Tuesday, November 20, 2012

Chugging along.

I want my passions to hit me like the death of someone I love. To make me sad and angry and acutely aware that I'm alive and breathing. To transform me the way death has a knack for changing people. To allow me reason to rage at the world, to defiantly tear myself to shreds marching against a greater power.

I have also resigned myself to the fact that I will never find them, these great passions I speak of. They exist, on a different plane, because mine is one far too barren for them to flourish. They are from a lost period in my life. That's what I say to myself, at any rate. I will live a respectable life, get my respectable job and die a respectable death. Which, when you pause to think about it, isn't too bad. At least I get to have a decent house in a decent neighbourhood. Hur-fucking-ray. Nice car. Evenings glued to the TV. Weekends off. Exactly the kind of life every other person has lived a thousand times over. 

I will not have made a difference. Crunching numbers in some claustrophobic cubicle in a bank office isn't making a difference. My death would be as inconsequential as my life had been. There would be a nice service in a beautiful white crematorium with polished marble floors, and then people would go back to their lives, until they end up in the same damn crematorium again, except this time it's a one-way trip. And outside this vicious cycle, nothing would have changed. 

You would probably know this feeling as well. It would be selfish, snobbish and presumptuous of me to say that no one else would understand.
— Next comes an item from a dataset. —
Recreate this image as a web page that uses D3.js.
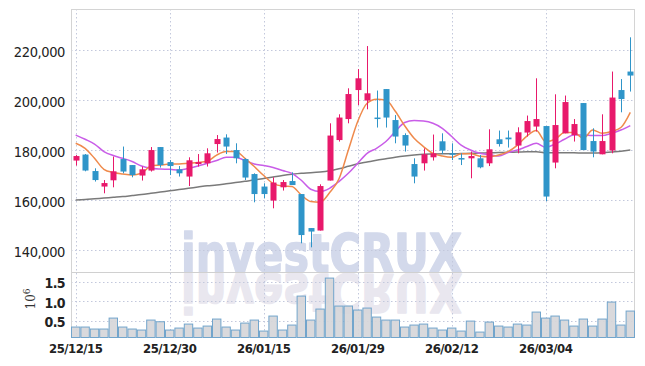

As much as it would be untrue, this declaration would not make me any more human than you are. Somewhere deep down in yourself, you must have contemplated this situation seriously, at some point in your life, except not everyone gets answers. That's fine. Everyone else is handling it just fine. It's just me with the blank stares when people talk about enjoying life.

I am working very hard these days. I flit from one task to another, I set things in motion and I don't stop to let my mind do things to me. I run like a well-oiled machine. My bank would love me.